Abstract

This recent addition to the plethora of self-assessment texts now available focuses on emergency and critical care medicine, a field which is rapidly and justifiably becoming recognised as a discipline in its own right.
As Dr Kirby states in the preface, ‘you have to know it all in emergency and critical care medicine…’ and this book covers a commendably broad range of relevant subjects ranging from cardiology to reproduction via orthopaedics, neurology, feline medicine, anaesthesia, urology and fluid therapy to name but a few. For the reader interested in a particular discipline, questions pertaining to each broad subject area are classified at the start of the book.
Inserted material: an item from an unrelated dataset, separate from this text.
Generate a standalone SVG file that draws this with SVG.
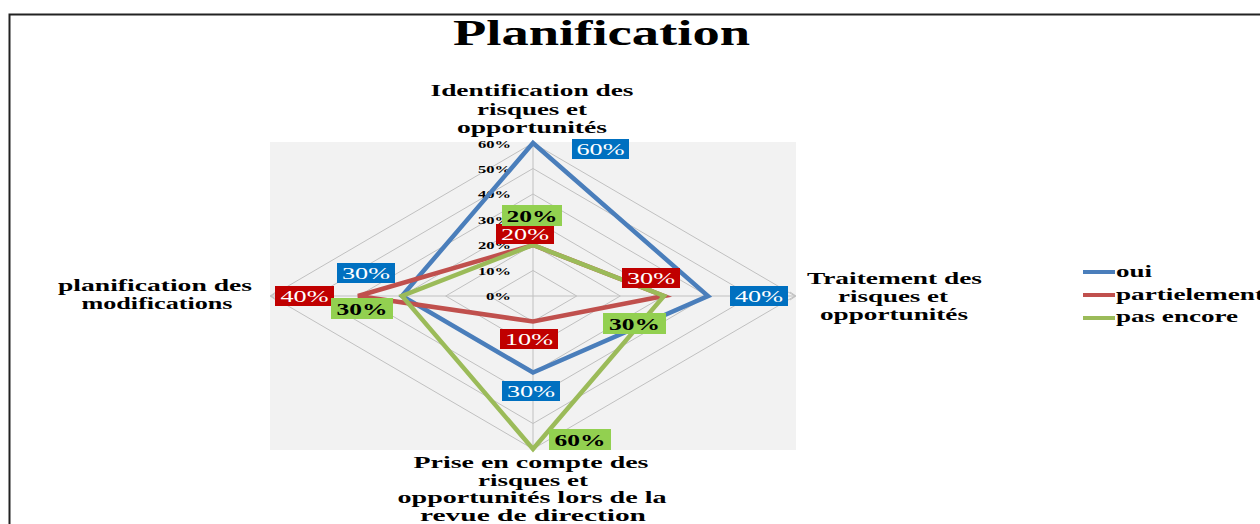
<svg xmlns="http://www.w3.org/2000/svg" width="1260" height="524" viewBox="0 0 1260 524">
<style>
.t{font-family:"Liberation Serif","Times New Roman",serif;font-weight:bold;fill:#000}
.ax{font-size:17px;text-anchor:middle}
.tk{font-size:11px;text-anchor:end}
.lg{font-size:17px}
.grid{fill:none;stroke:#c0c0c0;stroke-width:1}
.ser{fill:none;stroke-width:4.5;stroke-linejoin:miter}
.dl{font-family:"Liberation Serif","Times New Roman",serif;font-size:17px;text-anchor:middle}
.dw{fill:#fff}
.dk{fill:#000;font-weight:bold}
</style>
<rect x="0" y="0" width="1260" height="524" fill="#fff"/>
<g id="frame"><rect x="9.5" y="14.5" width="1300" height="560" fill="none" stroke="#222" stroke-width="2"/></g>
<g id="title"><text class="t" x="601.5" y="45" font-size="36" text-anchor="middle" textLength="297" lengthAdjust="spacingAndGlyphs">Planification</text></g>
<g id="plot">
<rect x="270" y="142" width="526" height="308" fill="#f2f2f2"/>
<g id="grid" class="grid">
<polygon points="533,270.5 576.7,296 533,321.5 489.3,296"/>
<polygon points="533,245 620.3,296 533,347 445.7,296"/>
<polygon points="533,219.5 664,296 533,372.5 402,296"/>
<polygon points="533,194 707.7,296 533,398 358.3,296"/>
<polygon points="533,168.5 751.3,296 533,423.5 314.7,296"/>
<polygon points="533,143 795,296 533,449 271,296"/>
<line x1="533" y1="143" x2="533" y2="449"/>
<line x1="271" y1="296" x2="795" y2="296"/>
<polyline points="276,292 270,296 276,300"/>
<polyline points="790,292 796,296 790,300"/>
</g>
<g id="ticks" class="t tk">
<text x="511" y="148" textLength="33" lengthAdjust="spacingAndGlyphs">60%</text>
<text x="511" y="173" textLength="33" lengthAdjust="spacingAndGlyphs">50%</text>
<text x="511" y="198" textLength="33" lengthAdjust="spacingAndGlyphs">40%</text>
<text x="511" y="224" textLength="33" lengthAdjust="spacingAndGlyphs">30%</text>
<text x="511" y="249" textLength="33" lengthAdjust="spacingAndGlyphs">20%</text>
<text x="511" y="275" textLength="33" lengthAdjust="spacingAndGlyphs">10%</text>
<text x="511" y="300" textLength="25" lengthAdjust="spacingAndGlyphs">0%</text>
</g>
</g>
<g id="connectors">
<polygon id="series-oui" class="ser" stroke="#4a7ebb" points="533,143 708,296 533,372.5 402,296"/>
<polygon id="series-partielement" class="ser" stroke="#c0504d" points="533,245 664,296 533,321.5 358,296"/>
<polygon id="series-pas-encore" class="ser" stroke="#9bbb59" points="533,245 664,296 533,449 402,296"/>
</g>
<g id="labels-oui">
<rect x="572" y="139" width="57" height="20" fill="#0070c0"/><text class="dl dw" x="600.5" y="155" textLength="48" lengthAdjust="spacingAndGlyphs">60%</text>
<rect x="337" y="263" width="58" height="20" fill="#0070c0"/><text class="dl dw" x="366" y="279" textLength="48" lengthAdjust="spacingAndGlyphs">30%</text>
<rect x="730" y="286" width="58" height="20" fill="#0070c0"/><text class="dl dw" x="759" y="302" textLength="48" lengthAdjust="spacingAndGlyphs">40%</text>
<rect x="502" y="381" width="58" height="20" fill="#0070c0"/><text class="dl dw" x="531" y="397" textLength="48" lengthAdjust="spacingAndGlyphs">30%</text>
</g>
<g id="labels-partielement">
<rect x="496" y="224" width="58" height="20" fill="#c00000"/><text class="dl dw" x="525" y="240" textLength="48" lengthAdjust="spacingAndGlyphs">20%</text>
<rect x="275" y="286" width="59" height="20" fill="#c00000"/><text class="dl dw" x="304.5" y="302" textLength="48" lengthAdjust="spacingAndGlyphs">40%</text>
<rect x="622" y="268" width="58" height="20" fill="#c00000"/><text class="dl dw" x="651" y="284" textLength="48" lengthAdjust="spacingAndGlyphs">30%</text>
<rect x="500" y="329" width="58" height="20" fill="#c00000"/><text class="dl dw" x="529" y="345" textLength="48" lengthAdjust="spacingAndGlyphs">10%</text>
</g>
<g id="labels-pas-encore">
<rect x="502" y="205" width="60" height="21" fill="#92d050"/><text class="dl dk" x="532" y="222" textLength="51" lengthAdjust="spacingAndGlyphs">20%</text>
<rect x="331" y="298" width="62" height="21" fill="#92d050"/><text class="dl dk" x="362" y="315" textLength="51" lengthAdjust="spacingAndGlyphs">30%</text>
<rect x="603" y="313" width="63" height="21" fill="#92d050"/><text class="dl dk" x="634.5" y="330" textLength="51" lengthAdjust="spacingAndGlyphs">30%</text>
<rect x="549" y="429" width="62" height="21" fill="#92d050"/><text class="dl dk" x="580" y="446" textLength="51" lengthAdjust="spacingAndGlyphs">60%</text>
</g>
<g id="axis-top" class="t ax">
<text x="532" y="96" textLength="203" lengthAdjust="spacingAndGlyphs">Identification des</text>
<text x="532" y="115" textLength="110" lengthAdjust="spacingAndGlyphs">risques et</text>
<text x="532" y="133" textLength="150" lengthAdjust="spacingAndGlyphs">opportunités</text>
</g>
<g id="axis-right" class="t ax">
<text x="894.5" y="284" textLength="175" lengthAdjust="spacingAndGlyphs">Traitement des</text>
<text x="893" y="302" textLength="110" lengthAdjust="spacingAndGlyphs">risques et</text>
<text x="894" y="320" textLength="148" lengthAdjust="spacingAndGlyphs">opportunités</text>
</g>
<g id="axis-bottom" class="t ax">
<text x="531" y="468" textLength="235" lengthAdjust="spacingAndGlyphs">Prise en compte des</text>
<text x="533" y="486" textLength="110" lengthAdjust="spacingAndGlyphs">risques et</text>
<text x="532" y="503" textLength="269" lengthAdjust="spacingAndGlyphs">opportunités lors de la</text>
<text x="533" y="521" textLength="226" lengthAdjust="spacingAndGlyphs">revue de direction</text>
</g>
<g id="axis-left" class="t ax">
<text x="155" y="291" textLength="194" lengthAdjust="spacingAndGlyphs">planification des</text>
<text x="157" y="309" textLength="151" lengthAdjust="spacingAndGlyphs">modifications</text>
</g>
<g id="legend">
<line x1="1083" y1="272" x2="1115" y2="272" stroke="#4a7ebb" stroke-width="4"/>
<line x1="1083" y1="295" x2="1115" y2="295" stroke="#c0504d" stroke-width="4"/>
<line x1="1083" y1="318" x2="1115" y2="318" stroke="#9bbb59" stroke-width="4"/>
<text class="t lg" x="1116" y="277" textLength="36" lengthAdjust="spacingAndGlyphs">oui</text>
<text class="t lg" x="1116" y="300" textLength="148" lengthAdjust="spacingAndGlyphs">partielement</text>
<text class="t lg" x="1116" y="322" textLength="122" lengthAdjust="spacingAndGlyphs">pas encore</text>
</g>
</svg>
The questions themselves consist largely of case-based scenarios, but some are aimed at discussion of general principles relating to diagnosis and therapy of a particular disorder. Answers to each question are helpfully displayed on the following page, and in the vast majority of are extensive, providing a mini-review of the topic in question and thereby imparting a massive quantity of both practical and theoretical information for what is meant to be a self-assessment text.
Criticisms are few and minor but probably inevitable in any multi-author text; some of the radiographs and electrocardiogram traces are not well reproduced, some drugs or drug names will be unfamiliar to European readers and the conversion of units from American to European is not consistent throughout all the questions. None of these points, however, detracts from the book's considerable usefulness as a source of self-testing, reference and clinical discussion and a copy should be found on the shelf of any student, nurse or clinician involved in emergency medicine and intensive care.